Commodity price shocks are pushing up building materials prices, leaving developers in limbo
Additionally, most countries have recorded an increase in the cost of building materials due to supply chain and inflation challenges. This is posing a challenge to developers and investors as they are unable to pass on the additional costs to the buyers.
So far, the rising cost of building materials in Kenya has pushed construction costs by an average of Sh3,000 per square meter, forcing constructors to hold ongoing projects. On the other hand, the Nigeria Tribune indicated that most of the developers have jacked up their house prices by 40 to 50 per cent in the year to April 2022, citing exorbitant building materials’ prices, high cost of funds and labour; and high cost of securing planning permit and documentations.
Egypt has seen been the most affected with the prices of building materials increasing by up to 92% in March, according to a report issued by the Central Administration of Building Materials of the Ministry of Housing, Utilities and Urban Communities.This has been underpinned by the war as well as production cuts on cement imposed in July last year to ease the existing supply glut. This is expected to result in project delays as developers attempt to mitigate the impact of these higher input costs on current projects
With Currency Fluctuations and interest rates on the rise, it is a slippery slope for real estate
Further, weakening currencies are set to continue to impact consumer demand and institutional financing progress in the market in addition to inflation.
Already, market entry by international developers and investors across major African cities has seen a rising wave in new office buildings and shopping centers subject to dollar-denominated leases. However, currency depreciation and the parallel dollar market in markets such as Lagos and Accra, coupled with the acute shortage of dollar liquidity in markets such as Nairobi and the imposition of capital controls is weighing on retailers, corporate occupiers, developers, and investors alike.
The cost of lending too, remains high with central banks across the continent raising their interest rates in a bid to curb inflation. However, these increases are expected to have minimal impact with regards to reducing consumer spending due to the informal nature of the market. However, the cost of capital is expected to increase inadvertently impacting the financing of ongoing real estate projects. Kenya for example raised its benchmark rate by 50 basis points to 7.5% for the first time in 7 years. This was closely followed by the Central Bank of Nigeria’s increase in the interest rate, from 11.5% to 13%, the first in six years. Further, Egypt’s central bank increased its lending rate from 10.25% to 12.25%.

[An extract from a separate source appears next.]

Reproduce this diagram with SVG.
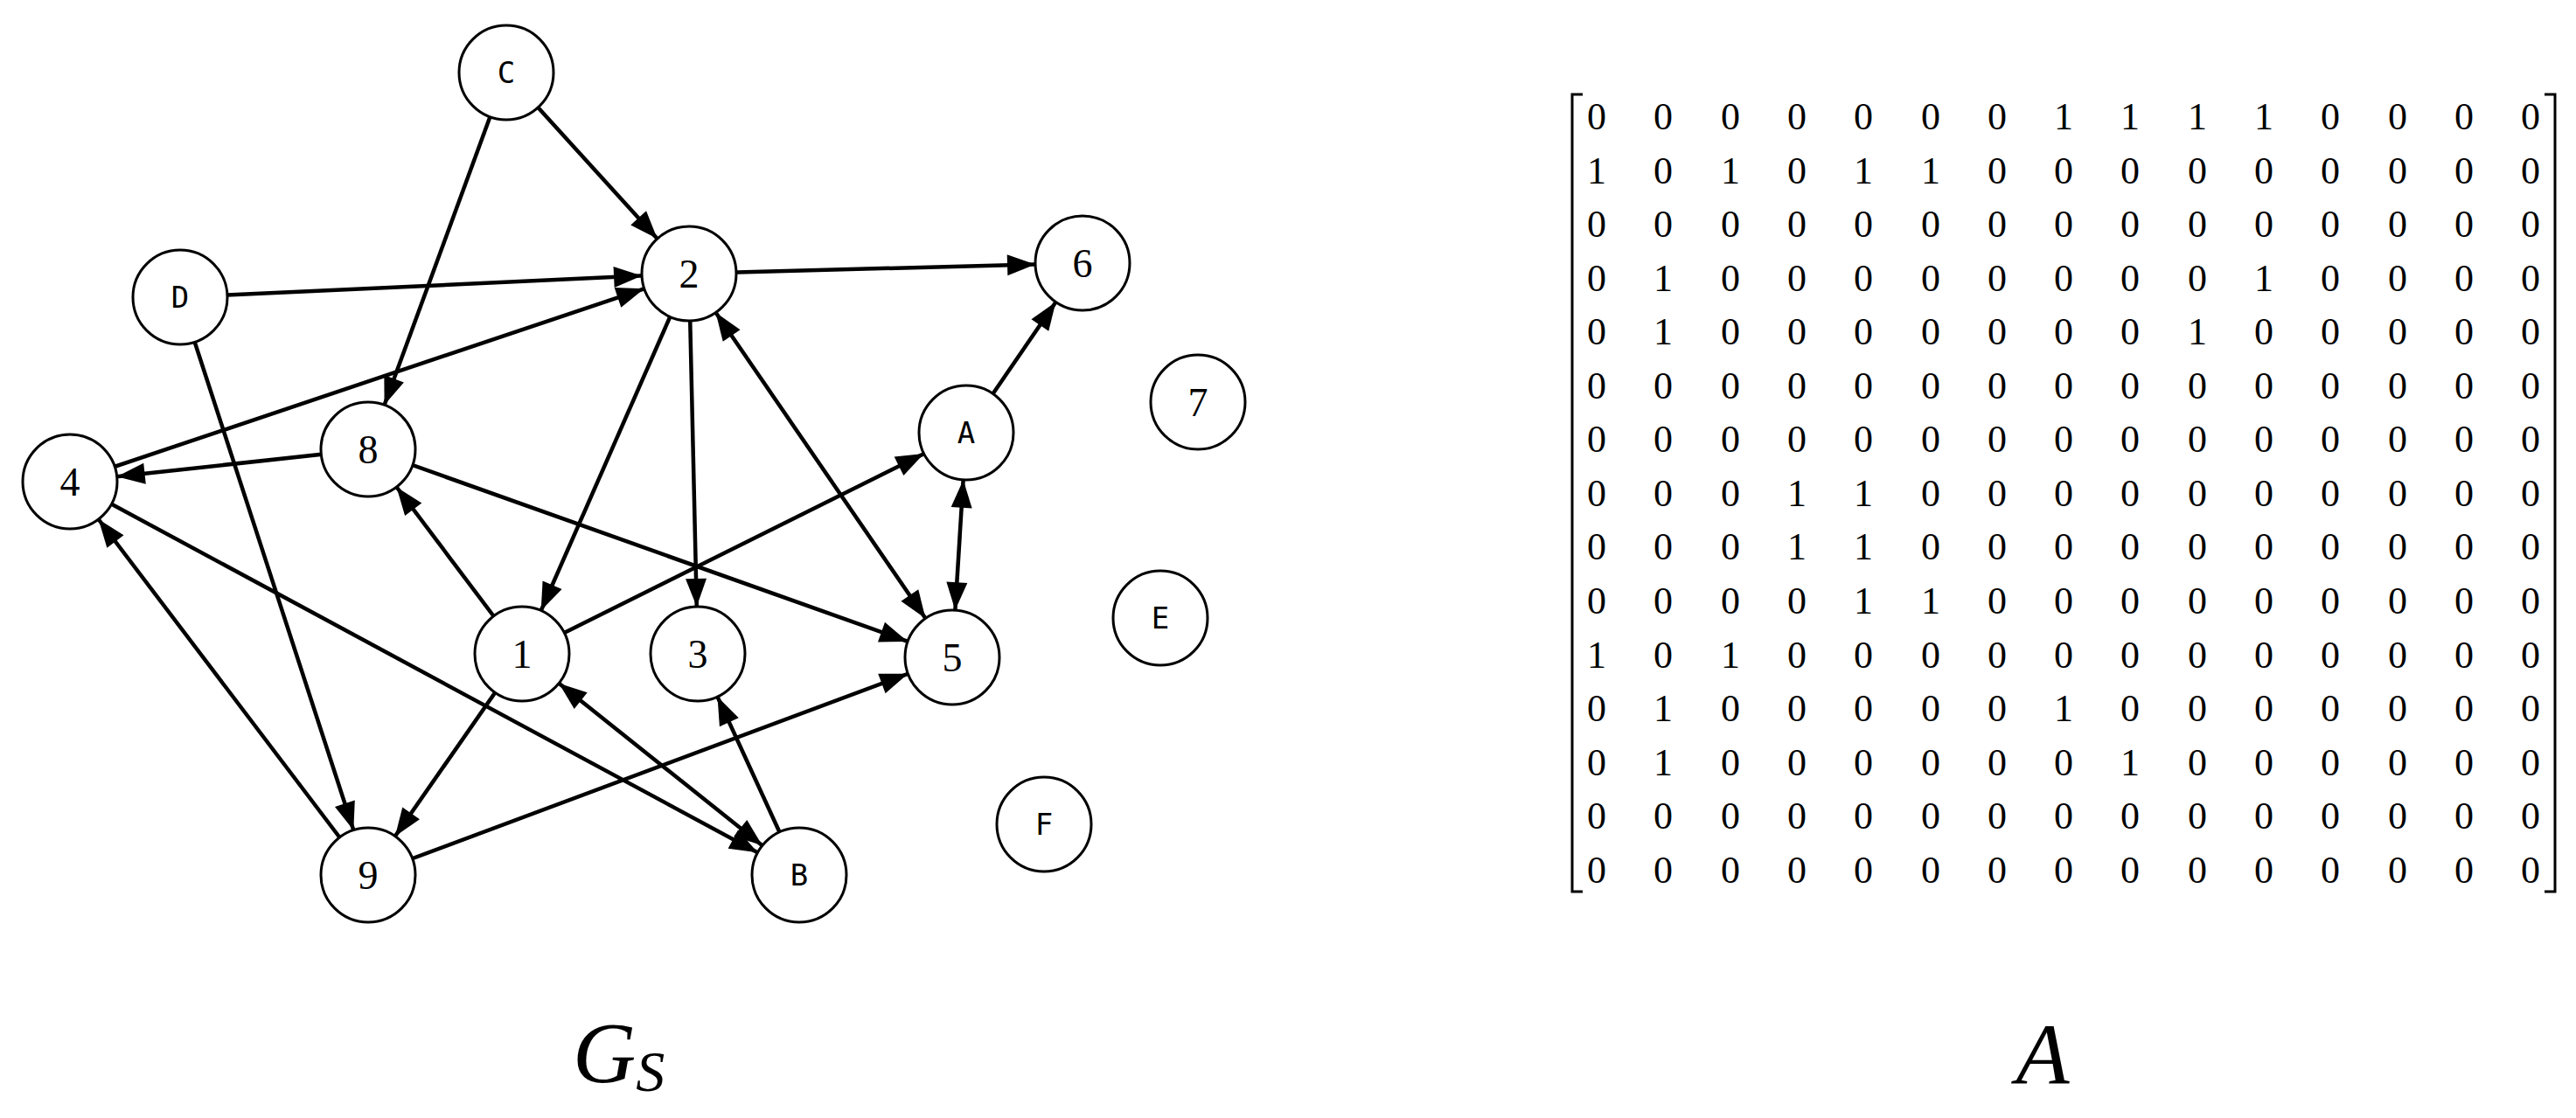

The Alternative Opportunity
Overall, while these scenarios are expected to play out in the short term, it will be interesting to see how the market performs in the long term. Africa’s real estate market is currently being underpinned by rising demographics. With populations growing and cities urbanizing at a faster rate, demand for housing and social services such as healthcare and student accommodation is expected to continue to rise. As such, this sustained demand in these asset classes is fundamentally expected to act as a hedge against inflation towards real estate investors.